# Using Reddit's API for Predicting WhichSubreddit?
## Notebook 1:  Scraping Posts from Reddit's API¶

In this project, I will demionstrate two major skills. Collecting data via an API request and then building a binary predictor.

There are two components to starting a data science problem: the problem statement, and acquiring the data.

In this project, my problem statement will be: _Can I tell which Subreddit a particular post comes from based on a simple analysis of the text used by the author?_

I will acquire my data by scraping the text and titles to posts from two distinctive subreddits from [Reddit homepage](https://www.reddit.com/), datascience and genetics. These posts will be uniquely identified by their id. If it becomes necessary to supplement my "text only" approach to determining Subreddit, I will also scrape the time posts were first made to reddit and the number of comments added to each post. Posts will be exported to my second notebook as a json file.

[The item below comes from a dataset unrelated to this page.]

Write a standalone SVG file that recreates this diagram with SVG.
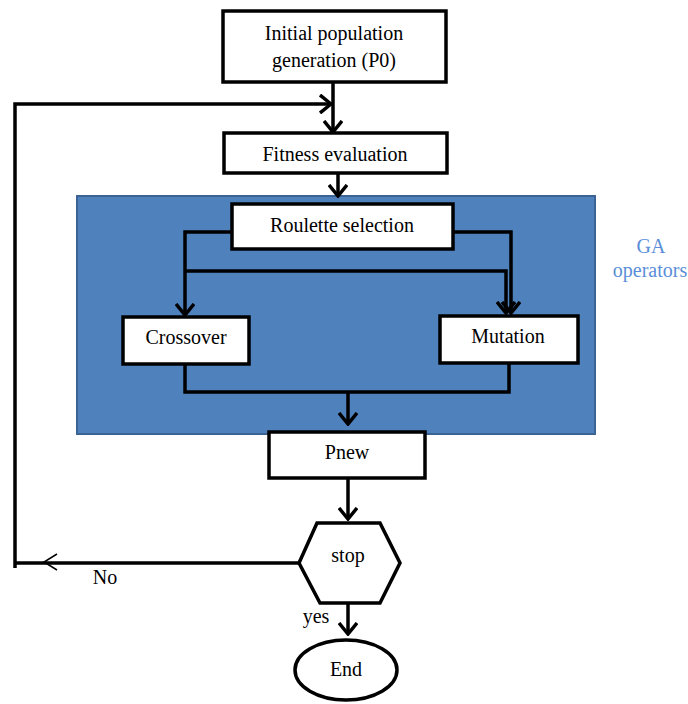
<svg xmlns="http://www.w3.org/2000/svg" width="688" height="704" viewBox="0 0 688 704">
<style>
.box{fill:#fff;stroke:#000;stroke-width:3.5}
.t{font-family:'Liberation Serif','DejaVu Serif',serif;font-size:20px;fill:#000;text-anchor:middle}
.ln{fill:none;stroke:#000;stroke-width:3.5;stroke-linejoin:miter}
.lbl{font-family:'Liberation Serif','DejaVu Serif',serif;font-size:20px;fill:#5a8ed8;text-anchor:middle}
</style>
<defs>
<marker id="ah" viewBox="0 0 14 20" refX="12" refY="10" markerWidth="14" markerHeight="20" markerUnits="userSpaceOnUse" orient="auto">
<path d="M1,1 L12,10 L1,19" fill="none" stroke="#000" stroke-width="3.5"/>
</marker>
</defs>
<rect width="688" height="704" fill="#fff"/>
<g id="ga-operators">
<rect x="77" y="196" width="518" height="238" fill="#4f81bd" stroke="#3b6494" stroke-width="2"/>
<text class="lbl" x="651" y="253">GA</text>
<text class="lbl" x="650" y="277">operators</text>
</g>
<g id="connectors">
<path class="ln" d="M333,82 V132" marker-end="url(#ah)"/>
<path class="ln" d="M15,568 V104 H331" marker-end="url(#ah)"/>
<path class="ln" d="M338,168 V196" marker-end="url(#ah)"/>
<path class="ln" d="M232,232 H185 V315" marker-end="url(#ah)"/>
<path class="ln" d="M453,232 H511 V313" marker-end="url(#ah)"/>
<path class="ln" d="M185,271 H506 V313" marker-end="url(#ah)"/>
<path class="ln" d="M185,364 V392 H509 V363"/>
<path class="ln" d="M348,392 V424" marker-end="url(#ah)"/>
<path class="ln" d="M348,478 V519" marker-end="url(#ah)"/>
<path class="ln" d="M299,563 H15"/>
<polyline points="57,554 44,562 57,570" fill="none" stroke="#000" stroke-width="1.5"/>
<path class="ln" d="M348,603 V634" marker-end="url(#ah)"/>
<text class="t" x="105" y="584">No</text>
<text class="t" x="316" y="623">yes</text>
</g>
<g id="initial">
<rect class="box" x="223" y="11" width="223" height="71"/>
<text class="t" x="334" y="40">Initial population</text>
<text class="t" x="334" y="67">generation (P0)</text>
</g>
<g id="fitness">
<rect class="box" x="224" y="133" width="223" height="40"/>
<text class="t" x="335" y="161">Fitness evaluation</text>
</g>
<g id="roulette">
<rect class="box" x="232" y="204" width="221" height="45"/>
<text class="t" x="342" y="232">Roulette selection</text>
</g>
<g id="crossover">
<rect class="box" x="123" y="317" width="126" height="47"/>
<text class="t" x="186" y="344">Crossover</text>
</g>
<g id="mutation">
<rect class="box" x="440" y="316" width="138" height="47"/>
<text class="t" x="508" y="343">Mutation</text>
</g>
<g id="pnew">
<rect class="box" x="269" y="432" width="156" height="46"/>
<text class="t" x="347" y="459">Pnew</text>
</g>
<g id="stop">
<polygon class="box" points="299,563 317,523 380,523 400,563 380,603 320,603"/>
<text class="t" x="348" y="562">stop</text>
</g>
<g id="end">
<ellipse class="box" cx="346" cy="670" rx="51" ry="30"/>
<text class="t" x="346" y="676">End</text>
</g>
</svg>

Posts will be further processed in my second notebook and readied to be run through my models in the third notebook (see below).

In [1]:
import requests
import time
import pandas as pd
import json

In [2]:
headers = {'User-agent': 'yukihadeishi .1'}
res = requests.get('https://reddit.com/hot.json', headers=headers)

In [3]:
curr_json = res.json()

In [4]:
posts = []
def get_posts(sub = 'all', num_pages = 100):
    counter = 0
    after = None
    while counter < num_pages:
        if after == None:
            params = {}
        else:
            params = {'after': after}
        res = requests.get(f'https://reddit.com/r/{sub}/.json', params,
                           headers=headers)
        curr_json = res.json()
        if(res.status_code!=200):
            print('Try again')
            return None
        else:
            page = curr_json['data'].get('children')
        posts.extend(page)
        after = curr_json['data']['after']
        counter += 1
        time.sleep(1)
    return posts

In [5]:
datascience_posts = get_posts(sub='datascience', num_pages=100)

In [6]:
genetics_posts = get_posts(sub='genetics', num_pages=100)

In [9]:
reddit_posts = datascience_posts + genetics_posts

In [11]:
with open('../data/test_dump3.json', 'w+') as f:
    json.dump(reddit_posts, f)

#### Reddit posts exported as json.dump for further processing.